You have it backwards. The duty is yours, not to book connections that are too tight. (Or the airline if they book the itinerary).
If you book a connection so tight that you have to be OJ Simpson (back when he was famous for running through airports), TSA is not obliged to help you pull that off. In fact, think about it. If I was a terrorist trying to sneak something through, I would intentionally book a tight connection so I could argue that TSA must not delay me with a thorough search. So no, that "pass me over, I'm late" argument can't possibly work.
You said it yourself, TSA delays are foreseeable. That means you have a duty to mitigate damages, i.e.

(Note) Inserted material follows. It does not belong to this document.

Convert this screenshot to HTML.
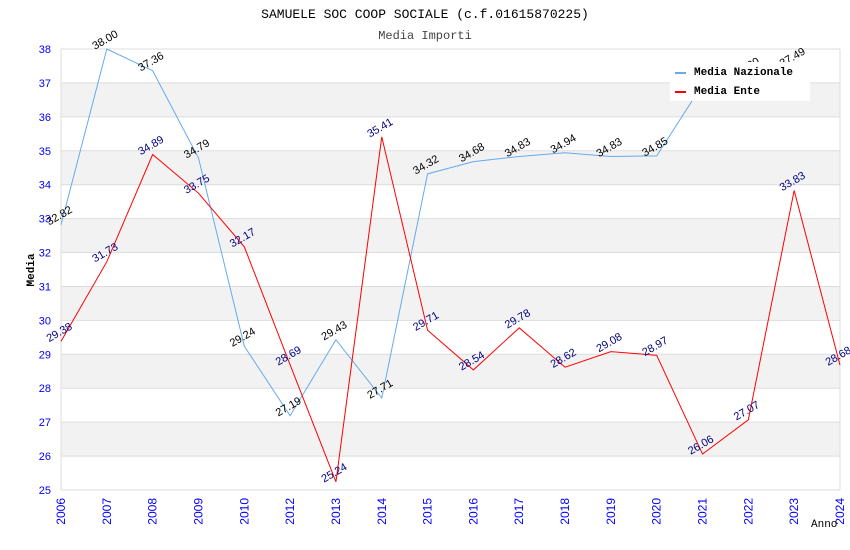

Not create a situation where loss will be likely from stuff that happens normally.
"But TSA pulls me out of the line way too often" -- that argument may have merit on its own. However your case doesn't turn on the discrimination, it turns on the delay. Was the delay so extraordinary that the knock-on effects are TSA's fault? That doesn't work if your TSA delay is within the stated limits they normally claim on their website etc. That is, if their standard advice is "figure 2 hours for TSA" and you miss your plane because you failed to allocate 2 hours for TSA, then it doesn't matter if TSA usually takes 5 minutes. They don't owe you 5 minutes merely because it usually takes that.
Regardless of this, if the airline booked your itinerary for you on a single ticket, they are responsible for getting you to your destination, and the costs of TSA, immigration etc. delays are on them. So again you have no cause of action against TSA since the airline protects you from loss there. I suppose you could argue that your time has value, but you'd never successfully seat a jury who would consider airport delays extraordinary.
If you booked separate flight segments independently, then it's all on you to make that connection work. Booking a tight connection is a newbie mistake. When that fails, you must work it out with the onward airline, but prepare to pay! If you say "I am going to be homeless at airport B" because you can't pay, that's because you don't have enough money to be an effective traveler. Immigration at B should have refused you and sent you home at airline expense, for that reason. You are not allowed to visit a foreign country and then rely on social services (the dole) or seek employ, and they aim to enforce that by seeing that you have spare money back for emergencies.
The US does not have transit zones like Dubai or Schiphol. If the USA is a hop on a journey between two other countries, you must have a USA transit visa (or VWP) and you must be admitted to the USA through immigration. If this is news to you, that's just bad planning.
If this excessive examination and delay you speak of was an immigration matter and not TSA, then they have wide latitude to do as they please. Precious few rights apply at the immigraiton desk, and they don't owe you anything befause you are asking permission to visit the country. Admission of foreigners is not a right. Queen Elizabeth doesn't have a right to visit the US, for instance. (Canada, yes).